That combination of Italian cuisine and French technique is still a key aspect of your cooking style. So a lot of people say that you’ve “deconstructed” Italian food. Would you say that’s true?

Completely false. Anyone writing that doesn’t understand my food at all. They probably didn’t analyze the dishes precisely enough. Personally, I think I’m reconstructing Italian food, not deconstructing it. When I serve the cheese crust of the lasagna, I’m saying that this is the most emotional part of the lasagna. When a mother comes to the table with a tray of lasagna, the kids fight for every last bit of that crust. The rest is for the adults. In my view, feeding people something that emotional has nothing to do with deconstruction. One thing’s true, of course: I tend to view the past with a critical eye, not a nostalgic one. But I still try to elevate the best things about the past into the future. In a nutshell, that’s what I do.

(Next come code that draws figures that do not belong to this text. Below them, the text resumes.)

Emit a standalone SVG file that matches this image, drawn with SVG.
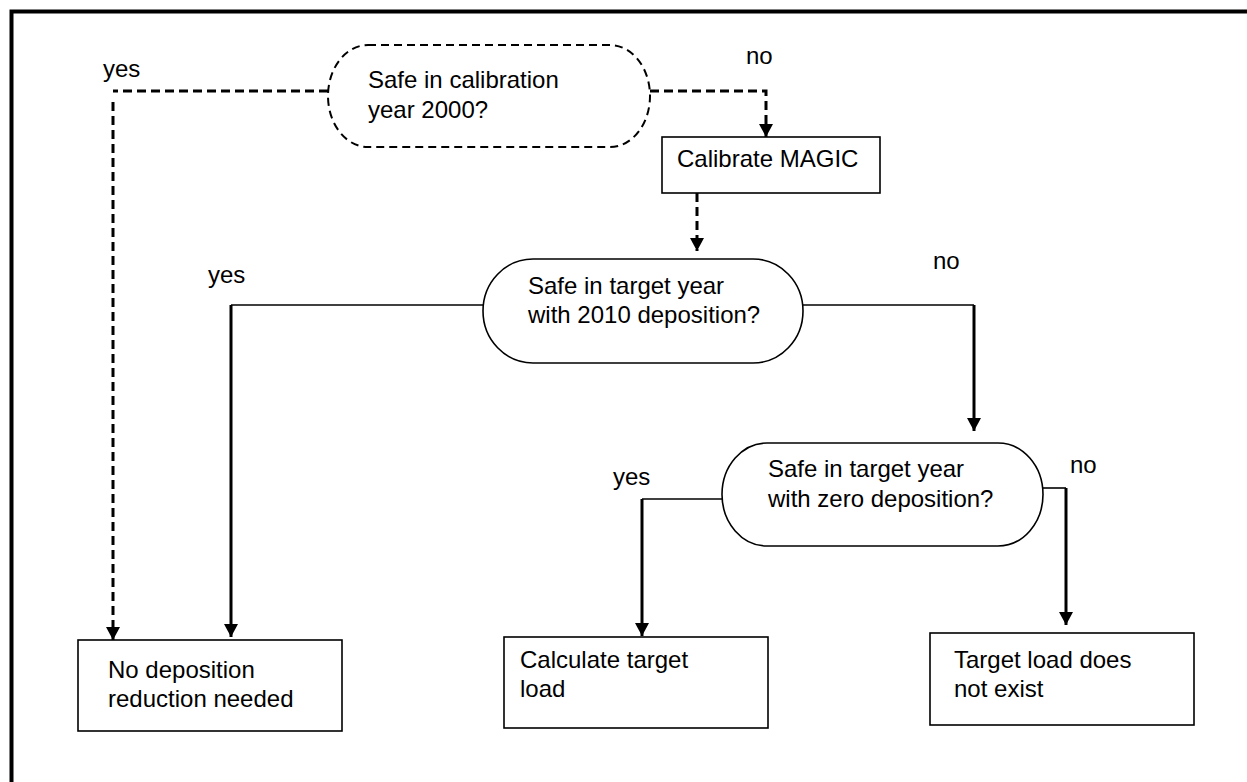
<svg xmlns="http://www.w3.org/2000/svg" width="1247" height="782" viewBox="0 0 1247 782">
<style>
text{font-family:"Liberation Sans",Arial,sans-serif;font-size:24px;fill:#000}
.shape{fill:#fff;stroke:#000;stroke-width:1.6}
.dshape{fill:#fff;stroke:#000;stroke-width:2;stroke-dasharray:8 5}
.h{fill:none;stroke:#000;stroke-width:1.6}
.v{fill:none;stroke:#000;stroke-width:3}
.dl{fill:none;stroke:#000;stroke-width:3;stroke-dasharray:9 5}
</style>
<defs>
<marker id="arr" markerUnits="userSpaceOnUse" markerWidth="14" markerHeight="14" viewBox="0 0 14 14" refX="13" refY="7" orient="auto">
<path d="M0 0 L13 7 L0 14 Z" fill="#000"/>
</marker>
</defs>
<rect x="11.5" y="11.5" width="1260" height="800" fill="#fff" stroke="#000" stroke-width="4"/>
<g id="connectors">
<path class="dl" d="M328 91 H113"/>
<path class="dl" d="M113 102 V640" marker-end="url(#arr)"/>
<path class="dl" d="M650 91 H766 V137" marker-end="url(#arr)"/>
<path class="dl" d="M697 193 V251" marker-end="url(#arr)"/>
<path class="h" d="M483 305 H231"/>
<path class="v" d="M231 305 V637" marker-end="url(#arr)"/>
<path class="h" d="M803 305 H974"/>
<path class="v" d="M974 305 V431" marker-end="url(#arr)"/>
<path class="h" d="M722 499 H642"/>
<path class="v" d="M642 499 V636" marker-end="url(#arr)"/>
<path class="h" d="M1043 488 H1066"/>
<path class="v" d="M1066 488 V625" marker-end="url(#arr)"/>
</g>
<g id="labels">
<text x="103" y="77">yes</text>
<text x="746" y="64">no</text>
<text x="208" y="283">yes</text>
<text x="933" y="269">no</text>
<text x="613" y="485">yes</text>
<text x="1070" y="473">no</text>
</g>
<g id="decision1">
<path class="dshape" d="M368 45 H610 A40 51 0 0 1 610 147 H368 A40 51 0 0 1 368 45 Z"/>
<text x="368" y="88">Safe in calibration</text>
<text x="368" y="118">year 2000?</text>
</g>
<g id="calibrate">
<rect class="shape" x="662" y="137" width="218" height="56"/>
<text x="677" y="167">Calibrate MAGIC</text>
</g>
<g id="decision2">
<path class="shape" d="M533 259 H753 A50 52 0 0 1 753 363 H533 A50 52 0 0 1 533 259 Z"/>
<text x="528" y="294">Safe in target year</text>
<text x="528" y="323">with 2010 deposition?</text>
</g>
<g id="decision3">
<path class="shape" d="M767 443 H998 A45 51.5 0 0 1 998 546 H767 A45 51.5 0 0 1 767 443 Z"/>
<text x="768" y="477">Safe in target year</text>
<text x="768" y="507">with zero deposition?</text>
</g>
<g id="nored">
<rect class="shape" x="78" y="640" width="264" height="91"/>
<text x="108" y="678">No deposition</text>
<text x="108" y="707">reduction needed</text>
</g>
<g id="calc">
<rect class="shape" x="504" y="637" width="264" height="91"/>
<text x="520" y="668">Calculate target</text>
<text x="520" y="697">load</text>
</g>
<g id="noexist">
<rect class="shape" x="930" y="633" width="264" height="92"/>
<text x="954" y="668">Target load does</text>
<text x="954" y="697">not exist</text>
</g>
</svg>
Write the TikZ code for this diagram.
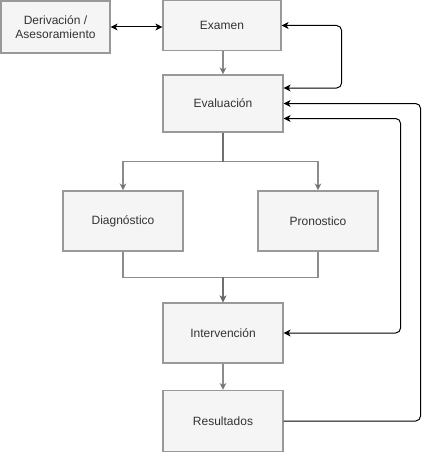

After you finished your time with Ducasse, instead of returning to Modena and advancing your culinary career, you went to New York. Why?

It just seemed like the right moment… I dunno… New York has always been New York to me. I’ve been crazy about art all my life, so I always thought of New York as the center of everything. A blues singer can run into Damien Hirst there. Jane Cramer can meet Cindy Sherman. At the time, I found that fascinating, because it makes sense in a way.

That’s also where you met Laura Gilmore, whom you later married…

She was the one who opened my eyes to the complexity of art, partly because she taught me to dig deeper: You can’t understand a lot of contemporary works without knowing their predecessors from centuries past. It’s kind of like fishing. If you just stay on the surface, you’ll never catch the right fish. You have to go deeper, to dig your heels in. And sometimes you’ve just got to be patient. The same goes for ideas: some ideas seem brilliant when you first have them, but they can become completely irrelevant just as quickly. Like, devoid of content. Other ideas, you have to fight for, you have to spend a lot of time on. Those are often the ones that really bear fruit.

Would you say that philosophy is reflected in your food? Or your projects?

Take “Five different ages of parmeggiano in five different textures and temperatures,” one of my signature dishes. The first version had three different textures and temperatures. In the beginning, people were saying that I was destroying the image of Parmigiano Reggiano. About 20 years later, after the dish had gone through a few stages of development, it was declared Italian gastronomy’s dish of the decade. I think there’s an important lesson for the younger generation in there: fight for your ideas, don’t listen to other people too much. And more than anything, believe in yourselves.